At a news conference Wednesday, police laid out what they'd learned during a week of investigation. They said the evidence pointed to one conclusion: Burger killed Kalish, a 56-year-old software executive whom friends described as worldly and intelligent, and then tried to throw investigators off her trail.
What pulled the trigger in Burger?
Her friends, the ones who can bring themselves to believe what police said about her, turn the question over in amazement.
If this could happen to someone like her, they said, what does it mean for the rest of us?
Burger, a 57-year-old writer, did yoga, had a fondness for Shark Week on the Discovery Channel and preferred to watch musicals in theaters with Dolby Sound. She recently stopped drinking coffee.
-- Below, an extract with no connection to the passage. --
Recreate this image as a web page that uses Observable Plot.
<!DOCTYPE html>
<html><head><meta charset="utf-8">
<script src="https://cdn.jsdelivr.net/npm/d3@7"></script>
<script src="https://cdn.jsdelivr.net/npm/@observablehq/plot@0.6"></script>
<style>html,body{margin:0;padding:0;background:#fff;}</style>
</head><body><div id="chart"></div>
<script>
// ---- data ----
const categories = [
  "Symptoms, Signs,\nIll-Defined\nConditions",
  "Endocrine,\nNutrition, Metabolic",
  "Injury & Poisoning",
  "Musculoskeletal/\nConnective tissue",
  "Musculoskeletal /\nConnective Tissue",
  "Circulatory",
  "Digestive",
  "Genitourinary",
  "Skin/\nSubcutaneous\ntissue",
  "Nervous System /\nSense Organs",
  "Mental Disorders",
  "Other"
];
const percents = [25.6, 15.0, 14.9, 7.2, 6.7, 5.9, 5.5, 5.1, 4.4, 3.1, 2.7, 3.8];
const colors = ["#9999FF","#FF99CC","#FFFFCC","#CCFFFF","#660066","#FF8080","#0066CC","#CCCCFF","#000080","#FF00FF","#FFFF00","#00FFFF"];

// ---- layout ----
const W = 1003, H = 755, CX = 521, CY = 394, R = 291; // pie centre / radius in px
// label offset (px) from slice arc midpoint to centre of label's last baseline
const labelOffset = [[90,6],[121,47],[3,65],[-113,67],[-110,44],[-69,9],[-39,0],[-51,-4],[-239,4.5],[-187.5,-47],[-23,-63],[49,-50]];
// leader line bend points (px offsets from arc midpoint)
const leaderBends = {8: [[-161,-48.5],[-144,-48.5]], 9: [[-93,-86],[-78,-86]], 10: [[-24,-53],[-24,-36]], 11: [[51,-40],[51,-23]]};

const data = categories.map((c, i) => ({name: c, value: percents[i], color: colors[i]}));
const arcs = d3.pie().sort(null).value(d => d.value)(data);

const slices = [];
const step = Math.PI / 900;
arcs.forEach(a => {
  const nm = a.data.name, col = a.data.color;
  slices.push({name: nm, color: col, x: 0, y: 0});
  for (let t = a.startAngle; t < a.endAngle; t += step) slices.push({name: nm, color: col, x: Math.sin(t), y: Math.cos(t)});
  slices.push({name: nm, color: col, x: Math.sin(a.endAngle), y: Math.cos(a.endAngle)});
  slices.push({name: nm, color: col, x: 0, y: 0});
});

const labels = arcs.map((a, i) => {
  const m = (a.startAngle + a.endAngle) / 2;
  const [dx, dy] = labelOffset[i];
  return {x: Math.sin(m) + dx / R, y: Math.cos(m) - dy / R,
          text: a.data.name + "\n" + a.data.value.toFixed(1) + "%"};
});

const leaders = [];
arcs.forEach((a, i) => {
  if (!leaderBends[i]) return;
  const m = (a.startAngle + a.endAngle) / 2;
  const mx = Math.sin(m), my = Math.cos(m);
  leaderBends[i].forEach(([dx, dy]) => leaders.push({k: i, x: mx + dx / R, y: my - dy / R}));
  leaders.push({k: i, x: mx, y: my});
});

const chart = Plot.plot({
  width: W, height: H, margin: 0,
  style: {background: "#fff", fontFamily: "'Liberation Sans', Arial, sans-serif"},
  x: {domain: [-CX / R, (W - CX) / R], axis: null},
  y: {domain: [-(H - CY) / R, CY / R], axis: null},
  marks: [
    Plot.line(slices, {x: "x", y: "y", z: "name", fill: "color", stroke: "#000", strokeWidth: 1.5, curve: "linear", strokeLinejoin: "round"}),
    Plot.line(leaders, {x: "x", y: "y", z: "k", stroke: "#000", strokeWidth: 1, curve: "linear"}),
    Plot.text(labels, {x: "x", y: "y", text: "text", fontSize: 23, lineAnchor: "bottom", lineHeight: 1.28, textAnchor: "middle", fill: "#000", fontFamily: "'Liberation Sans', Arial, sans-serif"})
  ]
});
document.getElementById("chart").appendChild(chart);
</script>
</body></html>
She thought Jackson Browne's For a Dancer was good to listen to when you were sad, and she refused to take anti-depressants despite her relationship problems with Kalish.
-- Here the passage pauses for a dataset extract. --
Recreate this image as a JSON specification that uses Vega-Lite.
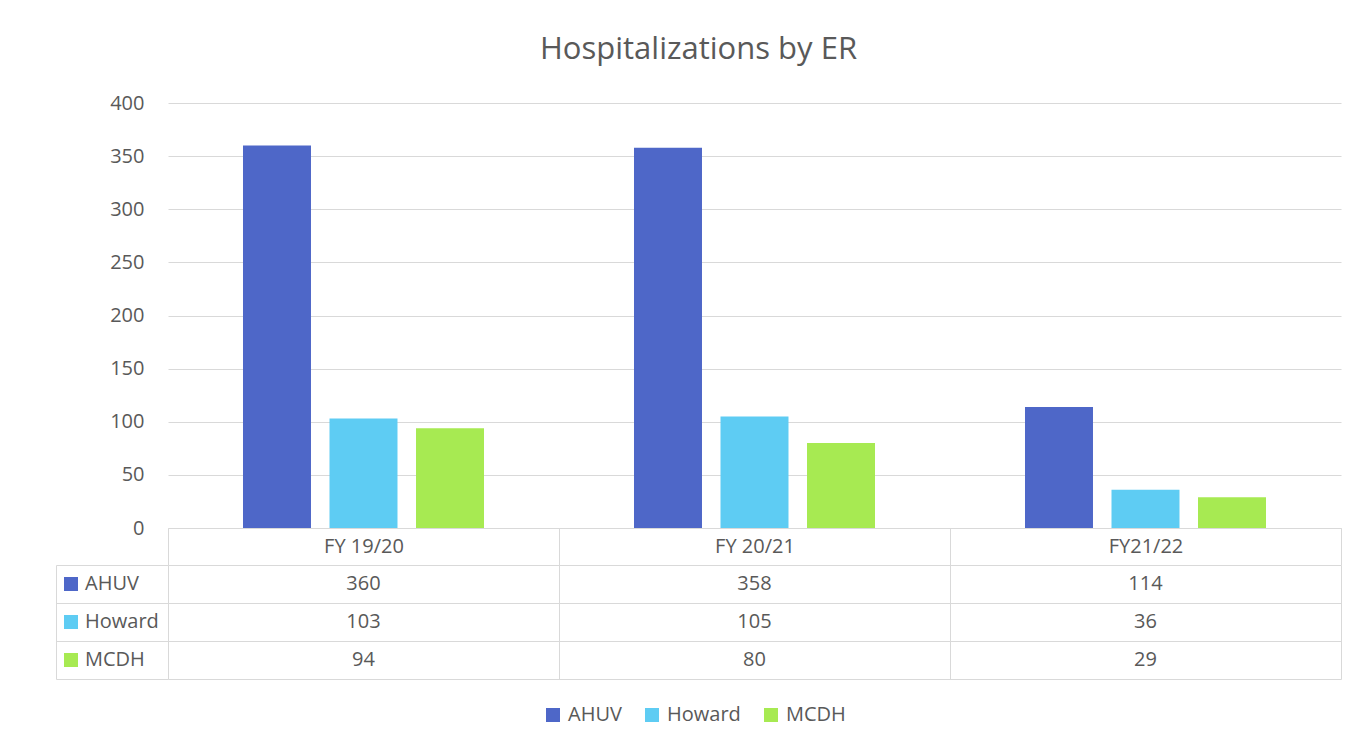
{
  "$schema": "https://vega.github.io/schema/vega-lite/v6.json",
  "padding": {"left": 55, "top": 34, "right": 12, "bottom": 5},
  "background": "white",
  "title": {
    "text": "Hospitalizations by ER",
    "fontSize": 31,
    "font": "Open Sans",
    "fontWeight": "normal",
    "color": "#595959",
    "anchor": "middle",
    "frame": "bounds",
    "offset": 27
  },
  "data": {
    "values": [
      {"period": "FY 19/20", "series": "AHUV", "value": 360},
      {"period": "FY 19/20", "series": "Howard", "value": 103},
      {"period": "FY 19/20", "series": "MCDH", "value": 94},
      {"period": "FY 20/21", "series": "AHUV", "value": 358},
      {"period": "FY 20/21", "series": "Howard", "value": 105},
      {"period": "FY 20/21", "series": "MCDH", "value": 80},
      {"period": "FY21/22", "series": "AHUV", "value": 114},
      {"period": "FY21/22", "series": "Howard", "value": 36},
      {"period": "FY21/22", "series": "MCDH", "value": 29}
    ]
  },
  "bounds": "flush",
  "spacing": 37,
  "resolve": {"scale": {"color": "independent"}, "legend": {"color": "independent"}},
  "vconcat": [
    {
      "width": 1173,
      "height": 425,
      "mark": {"type": "bar"},
      "encoding": {
        "x": {
          "field": "period", "type": "nominal", "sort": null,
          "scale": {"paddingInner": 0, "paddingOuter": 0},
          "axis": {
            "title": null, "labelAngle": 0, "domain": true, "domainColor": "#d9d9d9",
            "ticks": true, "tickBand": "extent", "tickSize": 37, "tickColor": "#d9d9d9",
            "labelPadding": -18.5, "labelBaseline": "middle", "labelFontSize": 20,
            "labelColor": "#595959", "grid": false
          }
        },
        "xOffset": {
          "field": "series", "type": "nominal", "sort": null,
          "scale": {"paddingInner": 0.214, "paddingOuter": 0.867}
        },
        "y": {
          "field": "value", "type": "quantitative",
          "scale": {"domain": [0, 400], "nice": false},
          "axis": {
            "title": null, "values": [0, 50, 100, 150, 200, 250, 300, 350, 400],
            "domain": false, "ticks": false, "grid": true, "gridColor": "#d9d9d9",
            "labelPadding": 24, "labelFontSize": 20, "labelColor": "#595959"
          }
        },
        "color": {
          "field": "series", "type": "nominal",
          "scale": {"domain": ["AHUV", "Howard", "MCDH"], "range": ["#4e67c8", "#5eccf3", "#a7ea52"]},
          "legend": {
            "title": null, "orient": "none", "direction": "horizontal",
            "legendX": 375, "legendY": 602,
            "symbolType": "square", "symbolSize": 196, "symbolStrokeWidth": 0,
            "labelFontSize": 20, "labelColor": "#595959", "labelOffset": 5,
            "columnPadding": 20
          }
        }
      }
    },
    {
      "width": 1173,
      "height": 114,
      "layer": [
        {
          "mark": {"type": "text", "fontSize": 20, "color": "#595959", "font": "Open Sans"},
          "encoding": {
            "x": {
              "field": "period", "type": "nominal", "sort": null,
              "scale": {"paddingInner": 0, "paddingOuter": 0},
              "axis": {
                "title": null, "labels": false, "ticks": false, "domain": false,
                "grid": true, "gridColor": "#d9d9d9", "tickBand": "extent"
              }
            },
            "y": {
              "field": "series", "type": "nominal", "sort": null,
              "scale": {"paddingInner": 0, "paddingOuter": 0},
              "axis": {
                "title": null, "labels": false, "offset": 112,
                "domain": true, "domainColor": "#d9d9d9",
                "ticks": true, "tickSize": -112, "tickColor": "#d9d9d9", "tickBand": "extent",
                "grid": true, "gridColor": "#d9d9d9"
              }
            },
            "text": {"field": "value", "type": "quantitative"}
          }
        },
        {
          "transform": [{"filter": "false"}],
          "mark": {"type": "square"},
          "encoding": {
            "color": {
              "field": "series", "type": "nominal",
              "scale": {"domain": ["AHUV", "Howard", "MCDH"], "range": ["#4e67c8", "#5eccf3", "#a7ea52"]},
              "legend": {
                "title": null, "orient": "none", "direction": "vertical",
                "legendX": -107, "legendY": 9,
                "symbolType": "square", "symbolSize": 196, "symbolStrokeWidth": 0,
                "symbolOpacity": 1,
                "labelFontSize": 20, "labelColor": "#595959", "labelOffset": 4,
                "rowPadding": 18
              }
            }
          }
        }
      ]
    }
  ],
  "config": {
    "font": "Open Sans",
    "view": {"stroke": null},
    "axis": {"labelFont": "Open Sans"},
    "legend": {"labelFont": "Open Sans"}
  }
}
Their situation really was a bad one, friends said, but for financial reasons Burger and Kalish had continued to share the house they'd bought together in 2000.
Burger, who on Oct. 7 was tapped to cover the election for the Web site, The Huffington Post, still sometimes felt sad and isolated. Kalish, whom Burger had married in Massachusetts in 2005, had met another woman.
At 3300 Churchill Drive, Burger had her half of the house, a room and office where she would write and read and surf the Internet, and Kalish had hers, where she would spend hours absorbed in cyber dates with her new companion, friends said.
All in all, the former couple seemed to be doing the best they could as their lawyer drew up plans to sell the house and divide the money. But secretly, police said, something was building up in Burger that would explode in a sudden, sustained burst of rage.
Minutes after someone called their home and said he had found Kalish's wallet and keys near 548 E. Gateway Boulevard, Burger reported Kalish missing Thursday afternoon. She told police Kalish left for a workout Wednesday night and never came home.
As investigators studied the case, several telltale signs, including the ferocity and personal nature of the attack, pointed to Burger, they said.
But before they could question her, Burger walked out into her back yard, pressed a gun up under her chin and pulled the trigger, police said. Detectives found her body there last Thursday but couldn't locate a suicide note.
In the days that followed, detectives and crime scene investigators put together this theory:
On Wednesday night, Kalish exercised at LA Fitness at 2290 N. Congress Ave. and was home by 9:30 p.m. A confrontation ensued, and she probably was dead by midnight.
After stabbing Kalish, Burger put her in the BMW and drove her to the Congress Avenue site. She walked home, a distance of about 2 1/2 miles.
Burger cleaned up the garage and used the washing machine and bathroom sink, where traces of Kalish's blood were later detected. She got into her Toyota Celica, drove to Gateway Boulevard and tossed out Kalish's keys and wallet.
On Tuesday night, detectives proved their theory, said Lt. Gary Chapman, who heads the department's major crimes squad.
Using Luminol, a chemical agent that causes blood traces to fluoresce under ultraviolet light, they found a "tremendous amount of blood" splattered throughout the garage, where the attack must have taken place, Chapman said. The Luminol also revealed Burger's glowing sneaker prints on the garage floor, mapping her steps after she walked through her old flame's blood.
"We believe the process of killing Jessica was pretty lengthy, in and out of the car," Chapman said. "She obviously was out of her mind."
Some of Burger's friends at first refused to believe she was capable of such savagery.
"My gut tells me that it's impossible and that something else is going on," said Helen Gale, Burger's close friend and confidante. "This is just beyond belief."
During the past several months, Burger e-mailed Gale, who often visits Delray Beach from California, in a series of messages that charted her ups and downs.
"I'm feeling pretty isolated myself," Burger wrote on Aug. 13. "Part is simple depression, I suppose. The other part is simple withdrawal whenever I'm depressed. I just can't bring myself to punish people with my sad self whenever I'm down. But I usually bounce back in time."
Other messages offered insight into her strained relations with Kalish.
"I was really annoyed when I found out that Jess let her life insurance lapse for lack of payment," Burger wrote on Oct. 15. "She's the beneficiary of everything I own and I have insurance on me that she would collect if I should drown in that triathlon I'm doing this weekend. But if she had a car crash I'd be up a creek!
"Today when I told her about it, she just said too bad and said she'd pay me back. (I won't hold my breath)."
Scanning those e-mails now, with everything police discovered still spooling in her head, Gale reflected on the horror of it all.
"It's horrendous," she said, "what human beings are capable of doing to each other."